Opinion
June 15, 1995
Appeal from the Supreme Court, New York County (Helen Freedman, J.).
Plaintiff, employed as a cleaning person by third-party defendant, was cleaning a picture hanging on the wall when she tripped over a planter that had been placed nearby. She commenced this action against the owners of the building, the lessor of the premises that she had been assigned to clean and the design company that was responsible for the placement, inspection and maintenance of the plants, alleging that defendants had, by creating a tight space between the planter and the wall, negligently positioned the planter in a location where it interfered with the safe performance of plaintiff's duties, and that her employer did not adequately train her or supply the proper tools.

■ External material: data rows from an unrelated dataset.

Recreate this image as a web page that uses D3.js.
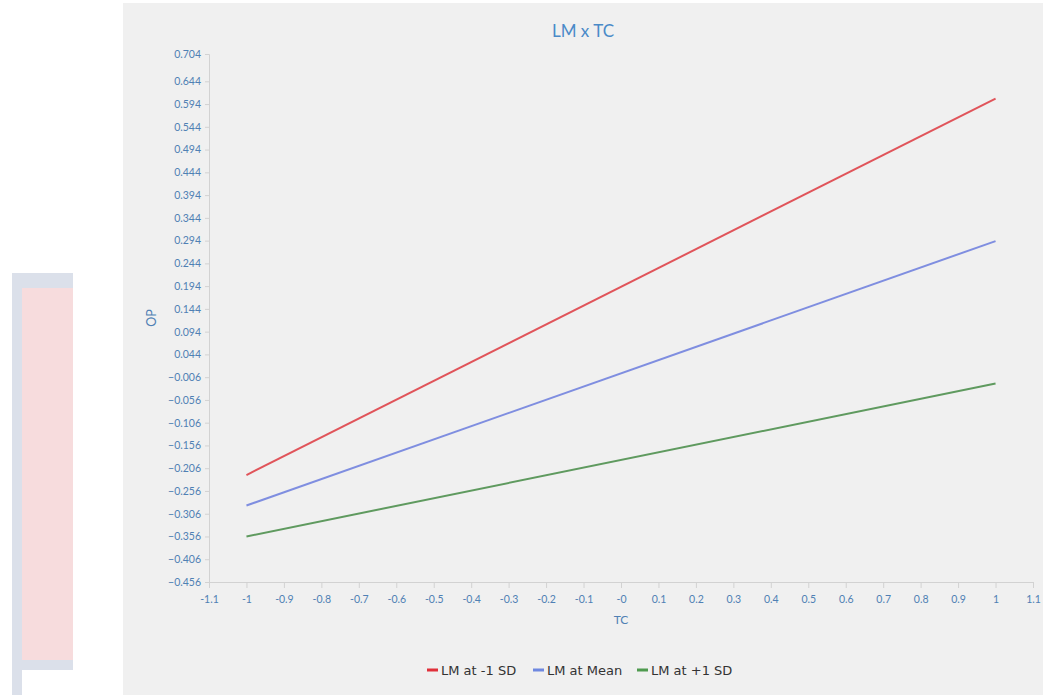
<!DOCTYPE html>
<html>
<head>
<meta charset="utf-8">
<script src="https://cdn.jsdelivr.net/npm/d3@7"></script>
<style>
  html, body { margin: 0; padding: 0; background: #ffffff; }
  svg { display: block; }
</style>
</head>
<body>
<svg id="chart" width="1043" height="695"></svg>
<script>
// Simple-slopes data: OP predicted from TC at three levels of LM
const xValues = [-1, 1];
const seriesNames = ["LM at -1 SD", "LM at Mean", "LM at +1 SD"];
const lowValues = [-0.221, 0.606];
const meanValues = [-0.288, 0.293];
const highValues = [-0.356, -0.020];
const seriesColors = ["#e0545a", "#7f8ee0", "#5f9a5f"];
const swatchColors = ["#e0303a", "#6f88e0", "#4f9a4f"];

const yMin = -0.456, yMax = 0.704, yStep = 0.05;
const yTickValues = d3.range(0, 23).map(k => +(yMin + k * yStep).toFixed(3)).concat([yMax]);
const xTickValues = d3.range(-11, 12).map(k => +(k / 10).toFixed(1));

const svg = d3.select("#chart");

// decorative box at the left edge
const deco = svg.append("g");
deco.append("rect").attr("x", 12).attr("y", 273).attr("width", 61).attr("height", 422).attr("fill", "#dbe0ea");
deco.append("rect").attr("x", 22).attr("y", 288).attr("width", 51).attr("height", 372).attr("fill", "#f7dcdd");
deco.append("rect").attr("x", 22).attr("y", 670).attr("width", 51).attr("height", 25).attr("fill", "#ffffff");

// chart panel
svg.append("rect").attr("x", 123).attr("y", 3).attr("width", 920).attr("height", 692).attr("fill", "#f0f0f0");

const plotLeft = 209, plotRight = 1033, plotTop = 54, plotBottom = 582;
const x = d3.scaleLinear().domain([-1.1, 1.1]).range([plotLeft, plotRight]);
const y = d3.scaleLinear().domain([yMin, yMax]).range([plotBottom, plotTop]);

const labelColor = "#4f80b4";
const font = "Lato, 'Open Sans', sans-serif";

// y axis
const yAxis = svg.append("g").attr("transform", `translate(${plotLeft},0)`)
  .call(d3.axisLeft(y).tickValues(yTickValues).tickSize(4).tickPadding(4)
    .tickFormat(d => d3.format(".3f")(d)));
yAxis.select(".domain").attr("stroke", "#d2d2d2");
yAxis.selectAll(".tick line").attr("stroke", "#d2d2d2");
yAxis.selectAll(".tick text").attr("fill", labelColor).attr("font-family", font).attr("font-size", 10.5);

// x axis
const xAxis = svg.append("g").attr("transform", `translate(0,${plotBottom})`)
  .call(d3.axisBottom(x).tickValues(xTickValues).tickSize(6).tickPadding(8)
    .tickFormat(d => (Math.abs(d) < 1e-9 ? "-0" : String(d))));
xAxis.select(".domain").attr("stroke", "#d2d2d2");
xAxis.selectAll(".tick line").attr("stroke", "#d2d2d2");
xAxis.selectAll(".tick text").attr("fill", labelColor).attr("font-family", font).attr("font-size", 10.5);

// axis titles
svg.append("text").attr("x", (plotLeft + plotRight) / 2).attr("y", 624).attr("text-anchor", "middle")
  .attr("fill", labelColor).attr("font-family", font).attr("font-size", 12).text("TC");
svg.append("text").attr("transform", `translate(156,${(plotTop + plotBottom) / 2}) rotate(-90)`)
  .attr("text-anchor", "middle").attr("fill", labelColor).attr("font-family", font).attr("font-size", 12.5).text("OP");

// title
svg.append("text").attr("x", 583).attr("y", 37).attr("text-anchor", "middle")
  .attr("fill", "#4a8ac8").attr("font-family", font).attr("font-size", 17).text("LM x TC");

// lines
const series = [lowValues, meanValues, highValues];
const line = d3.line().x((d, i) => x(xValues[i])).y(d => y(d));
svg.append("g").selectAll("path").data(series).join("path")
  .attr("d", d => line(d))
  .attr("fill", "none")
  .attr("stroke", (d, i) => seriesColors[i])
  .attr("stroke-width", 2);

// legend
const legendX = [427, 533, 637];
const legend = svg.append("g").selectAll("g").data(seriesNames).join("g")
  .attr("transform", (d, i) => `translate(${legendX[i]},670)`);
legend.append("rect").attr("x", 0).attr("y", -1.5).attr("width", 11).attr("height", 3)
  .attr("fill", (d, i) => swatchColors[i]);
legend.append("text").attr("x", 14).attr("y", 4.5).attr("fill", "#333333")
  .attr("font-family", "'DejaVu Sans', sans-serif").attr("font-size", 13).text(d => d);
</script>
</body>
</html>
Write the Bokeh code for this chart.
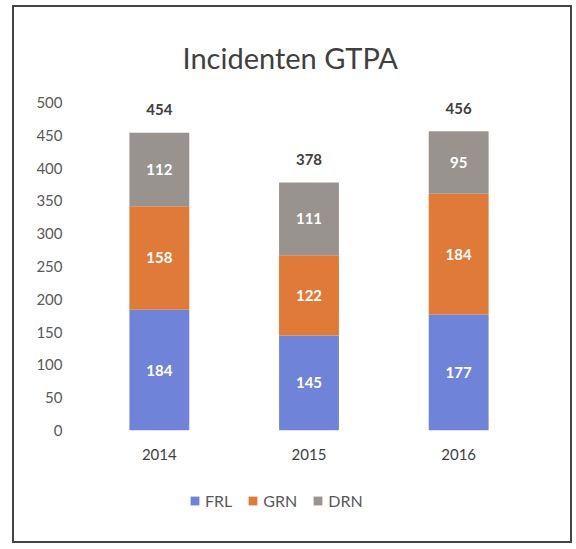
from bokeh.plotting import figure
from bokeh.layouts import column
from bokeh.models import ColumnDataSource, Legend, LegendItem, FactorRange, Range1d
from bokeh.embed import file_html
from bokeh.resources import INLINE
from bokeh.core.properties import value

years = ["2014", "2015", "2016"]
series = ["FRL", "GRN", "DRN"]
frl = [184, 145, 177]
grn = [158, 122, 184]
drn = [112, 111, 95]
totals = [454, 378, 456]
colors = ["#6F84D8", "#E07A38", "#98938E"]
yticks = [0, 50, 100, 150, 200, 250, 300, 350, 400, 450, 500]

FONT = "Lato"

data = {"year": years, "FRL": frl, "GRN": grn, "DRN": drn, "total": totals}
src = ColumnDataSource(data)

p = figure(x_range=FactorRange(*years, range_padding=0), y_range=Range1d(0, 500),
           frame_width=449, frame_height=328, output_backend="svg", toolbar_location=None,
           min_border_left=70, min_border_right=37, min_border_top=95, min_border_bottom=45)

r = p.vbar_stack(series, x="year", width=0.4, color=colors, source=src, line_color=None)

# segment labels
bottoms = {"FRL": [0, 0, 0], "GRN": frl, "DRN": [a + b for a, b in zip(frl, grn)]}
vals = {"FRL": frl, "GRN": grn, "DRN": drn}
for s in series:
    mids = [b + v / 2 for b, v in zip(bottoms[s], vals[s])]
    ls = ColumnDataSource({"year": years, "y": mids, "t": [str(v) for v in vals[s]]})
    p.text(x="year", y="y", text="t", source=ls, text_color="white",
           text_font=value(FONT), text_font_style="bold", text_font_size="15px",
           text_align="center", text_baseline="middle")

ts = ColumnDataSource({"year": years, "y": totals, "t": [str(v) for v in totals]})
p.text(x="year", y="y", text="t", source=ts, text_color="#404040",
       text_font=value(FONT), text_font_style="bold", text_font_size="15px",
       text_align="center", text_baseline="middle", y_offset=-23)

p.title.text = "Incidenten GTPA"
p.title.align = "left"
p.title.offset = 98
p.title.text_font = FONT
p.title.text_font_size = "29px"
p.title.text_font_style = "normal"
p.title.text_color = "#404040"
p.title.standoff = 56

p.outline_line_color = None
p.grid.grid_line_color = None
p.background_fill_color = "white"

p.yaxis.ticker = yticks
p.yaxis.axis_line_color = None
p.yaxis.major_tick_line_color = None
p.yaxis.minor_tick_line_color = None
p.yaxis.major_tick_out = 0
p.yaxis.major_label_text_font = FONT
p.yaxis.major_label_text_font_size = "15px"
p.yaxis.major_label_text_color = "#595959"
p.yaxis.major_label_standoff = 22

p.xaxis.axis_line_color = None
p.xaxis.major_tick_line_color = None
p.xaxis.minor_tick_line_color = None
p.xaxis.major_tick_out = 0
p.xaxis.major_label_text_font = FONT
p.xaxis.major_label_text_font_size = "15px"
p.xaxis.major_label_text_color = "#404040"
p.xaxis.major_label_standoff = 18

# legend strip: same stacked series, drawn out of its visible range so only the legend shows
p2 = figure(x_range=FactorRange(*years, range_padding=0), y_range=Range1d(1000, 1100),
            width=556, height=66, output_backend="svg", toolbar_location=None,
            x_axis_type=None, y_axis_type=None,
            min_border_left=0, min_border_right=0, min_border_top=0, min_border_bottom=0)
p2.outline_line_color = None
p2.grid.grid_line_color = None
r2 = p2.vbar_stack(series, x="year", width=0.4, color=colors, source=src, line_color=None)

legend = Legend(items=[LegendItem(label=s, renderers=[r2[i]]) for i, s in enumerate(series)],
                orientation="horizontal", location=(105, 31))
legend.label_text_font = FONT
legend.label_text_font_size = "16px"
legend.label_text_color = "#595959"
legend.glyph_width = 11
legend.glyph_height = 11
legend.label_standoff = 5
legend.spacing = 15
legend.padding = 0
legend.margin = 0
legend.border_line_color = None
legend.background_fill_alpha = 0
p2.add_layout(legend)

layout = column(p, p2, spacing=0)
layout.styles = {"border": "2px solid #444444", "margin-left": "12px", "margin-top": "5px"}

open("out.html", "w").write(file_html(layout, INLINE))
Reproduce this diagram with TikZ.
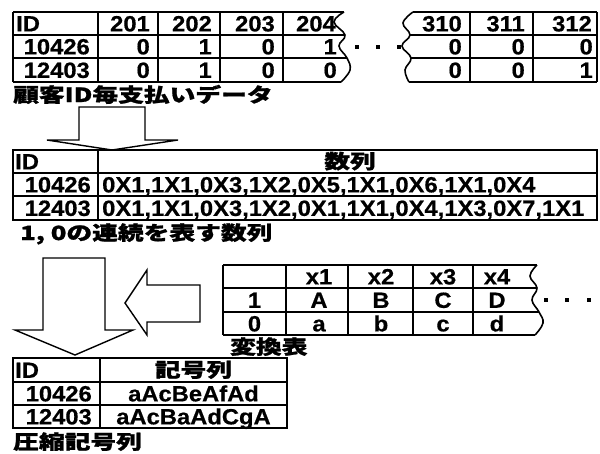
\documentclass[tikz,border=0pt]{standalone}
\usepackage{fontspec}
\setmainfont{Liberation Sans}[FakeStretch=1.08, BoldFeatures={FakeBold=0.6}]
\newfontfamily\jpfont{Noto Sans CJK JP}[FakeStretch=1.32, BoldFeatures={FakeBold=1.2}]
\begin{document}
\begin{tikzpicture}[x=1pt, y=-1pt,
    grid_style/.style={line width=1.6pt, line join=miter},
    cell_style/.style={font=\fontsize{22}{22}\selectfont\bfseries, inner sep=0pt, text height=15.7pt, text depth=0pt},
    jp_style/.style={font=\jpfont\bfseries\fontsize{19.5}{19.5}\selectfont, inner sep=0pt, text height=16.5pt, text depth=2.5pt},
    arrow_style/.style={line width=1.4pt, line join=miter, fill=white},
    dot_style/.style={fill=black, minimum size=4pt, inner sep=0pt}
]
\useasboundingbox (0,0) rectangle (600,453);
% Tableau 1 : partie gauche
\draw[grid_style] (13,12) -- (13,82);
\foreach \x in {98,158,220,283} \draw[grid_style] (\x,12) -- (\x,82);
\foreach \y/\w in {12/344,35/345,58/347,82/341} \draw[grid_style] (13,\y) -- (\w,\y);
\draw[grid_style] plot[smooth, tension=0.7] coordinates {(344,12) (334,22) (345,35) (339,46) (347,58) (350,70) (341,82)};
% Tableau 1 : partie droite
\draw[grid_style] plot[smooth, tension=0.7] coordinates {(413,12) (403,23) (410,35) (402,46) (411,58) (405,70) (409,82)};
\foreach \y/\w in {12/413,35/410,58/411,82/409} \draw[grid_style] (\w,\y) -- (597,\y);
\foreach \x in {470,533,597} \draw[grid_style] (\x,12) -- (\x,82);
\node[cell_style, anchor=west] (t1id) at (16,23.5) {ID};
\foreach \name/\x in {201/150, 202/212, 203/275, 204/336, 310/462, 311/525, 312/592}
    \node[cell_style, anchor=east] (h\name) at (\x,23.5) {\name};
\foreach \id/\y/\vals in {10426/46.5/{0,1,0,1,0,0,0}, 12403/70/{0,1,0,0,0,0,1}} {
    \node[cell_style, anchor=east] (t1r\id) at (90,\y) {\id};
    \foreach \v [count=\k] in \vals {
        \pgfmathsetmacro\cx{{150,212,275,337,462,525,593}[\k-1]}
        \node[cell_style, anchor=east] (v\id-\k) at (\cx,\y) {\v};
    }
}
\foreach \x [count=\k] in {357,378,399} \node[dot_style] (dotA\k) at (\x,46.5) {};
\node[jp_style, anchor=west] (lab1) at (13,95) {顧客ID毎支払いデータ};
% Fleche 1
\draw[arrow_style] (79,107) -- (145,107) -- (145,140) -- (178,140) -- (112,150) -- (47,140) -- (79,140) -- cycle;
% Tableau 2
\draw[grid_style] (13,150) rectangle (597,220);
\foreach \y in {173,196} \draw[grid_style] (13,\y) -- (597,\y);
\draw[grid_style] (98,150) -- (98,220);
\node[cell_style, anchor=west] (t2id) at (15,161.5) {ID};
\node[jp_style] (t2head) at (350,161.5) {数列};
\foreach \id/\y/\seq in {10426/184.5/{0X1,1X1,0X3,1X2,0X5,1X1,0X6,1X1,0X4}, 12403/208/{0X1,1X1,0X3,1X2,0X1,1X1,0X4,1X3,0X7,1X1}} {
    \node[cell_style, anchor=east] (t2r\id) at (91,\y) {\id};
    \node[cell_style, anchor=west] (t2s\id) at (102,\y) {\seq};
}
\node[jp_style, anchor=west] (lab2) at (20,233) {1, 0の連続を表す数列};
% Fleches 2 et 3
\draw[arrow_style] (43,258) -- (105,258) -- (105,330) -- (133,330) -- (75,355) -- (15,330) -- (43,330) -- cycle;
\draw[arrow_style] (200,285) -- (147,285) -- (147,270) -- (125,303) -- (147,335) -- (147,322) -- (200,322) -- cycle;
% Tableau 3 : table de conversion
\draw[grid_style] (223,265) -- (223,335);
\foreach \x in {286,348,413,473} \draw[grid_style] (\x,265) -- (\x,335);
\foreach \y/\w in {265/537,288/537,312/539,335/535} \draw[grid_style] (223,\y) -- (\w,\y);
\draw[grid_style] plot[smooth, tension=0.7] coordinates {(537,265) (530,276) (537,288) (532,300) (539,312) (543,323) (535,335)};
\foreach \t/\x in {x1/319, x2/381, x3/443, x4/497} \node[cell_style] (h\t) at (\x,276.5) {\t};
\foreach \t/\x in {1/254.5, A/319, B/381, C/443, D/497} \node[cell_style] (one\t) at (\x,300) {\t};
\foreach \t/\x in {0/254.5, a/319, b/381, c/443, d/497} \node[cell_style] (zero\t) at (\x,323.5) {\t};
\foreach \x [count=\k] in {546,567,589} \node[dot_style] (dotB\k) at (\x,300) {};
\node[jp_style, anchor=west] (lab3) at (230,347) {変換表};
% Tableau 4
\draw[grid_style] (13,358) rectangle (287,428);
\foreach \y in {382,405} \draw[grid_style] (13,\y) -- (287,\y);
\draw[grid_style] (100,358) -- (100,428);
\node[cell_style, anchor=west] (t4id) at (15,370) {ID};
\node[jp_style] (t4head) at (193.5,370) {記号列};
\foreach \id/\y/\code in {10426/393.5/aAcBeAfAd, 12403/416.5/aAcBaAdCgA} {
    \node[cell_style, anchor=east] (t4r\id) at (92,\y) {\id};
    \node[cell_style] (t4c\id) at (193.5,\y) {\code};
}
\node[jp_style, anchor=west] (lab4) at (13,442) {圧縮記号列};
\end{tikzpicture}
\end{document}
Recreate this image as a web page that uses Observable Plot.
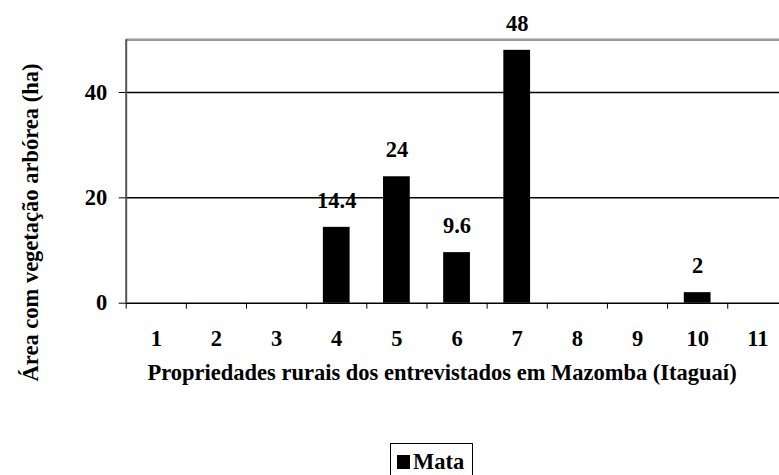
<!DOCTYPE html>
<html>
<head>
<meta charset="utf-8">
<script src="https://cdn.jsdelivr.net/npm/d3@7"></script>
<script src="https://cdn.jsdelivr.net/npm/@observablehq/plot@0.6"></script>
<style>
  html, body { margin: 0; padding: 0; background: white; overflow: hidden; font-family: "Liberation Serif", "Times New Roman", serif; }
  #chart svg { display: block; font-family: "Liberation Serif", "Times New Roman", serif !important; }
  .legend { position: absolute; left: 390px; top: 443px; border: 1px solid #000; padding: 5px 8px 12px 6px;
    font-family: "Liberation Serif", "Times New Roman", serif; font-weight: bold; font-size: 22.5px; display: flex; align-items: center; }
  .legend .sw { width: 13px; height: 14px; background: #000; margin-right: 3px; }
</style>
</head>
<body>
<div id="chart"></div>
<div class="legend"><span class="sw"></span><span>Mata</span></div>
<script>
const props = [1, 2, 3, 4, 5, 6, 7, 8, 9, 10, 11];
const area = [0, 0, 0, 14.4, 24, 9.6, 48, 0, 0, 2, 0];
const yTicks = [0, 20, 40];
const yLabel = "Área com vegetação arbórea (ha)";
const xLabel = "Propriedades rurais dos entrevistados em Mazomba (Itaguaí)";
const seriesName = "Mata";

const data = props.map((p, i) => ({p, v: area[i]}));
const nonZero = data.filter(d => d.v > 0);
const boundaries = d3.range(0.5, props.length + 1, 1);

const chart = Plot.plot({
  width: 779,
  height: 430,
  marginLeft: 125.7,
  marginRight: -8.4,
  marginTop: 39.3,
  marginBottom: 127.3,
  style: {fontFamily: "'Liberation Serif'", fontSize: "22.5px", fontWeight: "bold", color: "black"},
  x: {domain: [0.5, props.length + 0.5]},
  y: {domain: [0, 50]},
  marks: [
    Plot.ruleY([20, 40], {stroke: "black", strokeWidth: 1.5}),
    Plot.ruleY([50], {stroke: "#999", strokeWidth: 2.5}),
    Plot.rectY(nonZero, {x1: d => d.p - 0.5, x2: d => d.p + 0.5, y: "v", fill: "black", insetLeft: 16.7, insetRight: 16.7}),
    Plot.text(nonZero, {x: "p", y: "v", text: d => String(d.v), dy: -26.5, fill: "black"}),
    Plot.ruleY([0], {stroke: "black", strokeWidth: 1.5}),
    Plot.ruleX([0.5], {stroke: "#555", strokeWidth: 2}),
    Plot.axisY({ticks: yTicks, tickSize: 7, tickPadding: 12, label: null, stroke: "black"}),
    Plot.axisX({ticks: boundaries, tickSize: 6, tickFormat: () => "", label: null, stroke: "black"}),
    Plot.axisX({ticks: props, tickSize: 0, tickPadding: 27, label: null}),
    Plot.text([xLabel], {frameAnchor: "bottom", text: d => d, dx: -15, dy: 77, fill: "black"}),
    Plot.text([yLabel], {frameAnchor: "left", textAnchor: "middle", text: d => d, rotate: -90, dx: -95, dy: 51, fill: "black"})
  ]
});
document.getElementById("chart").appendChild(chart);
</script>
</body>
</html>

The complaint was properly dismissed upon the finding that the planter was in plain view and did not constitute a hazardous condition presenting a foreseeable danger ( Hessner v Laporte, 171 A.D.2d 999, 1000). Indeed, plaintiff admits that she had previously cleaned the picture three or four times without incident. "[Q]uestions of foreseeability are for the court to determine as a matter of law when but a single inference can be drawn from the undisputed facts" ( supra, at 999), and "[t]here is no duty to warn against a condition which is readily observable" ( Smith v. Curtis Lbr. Co., 183 A.D.2d 1018, 1019). This is not "the usual slip and fall situation where a plaintiff is caught by surprise when confronted by a dangerous condition which results in a fall and injury" ( supra, at 1019). Defendants were not the insurers of plaintiff's safety.
Concur — Sullivan, J.P., Ellerin, Asch, Nardelli and Williams, JJ.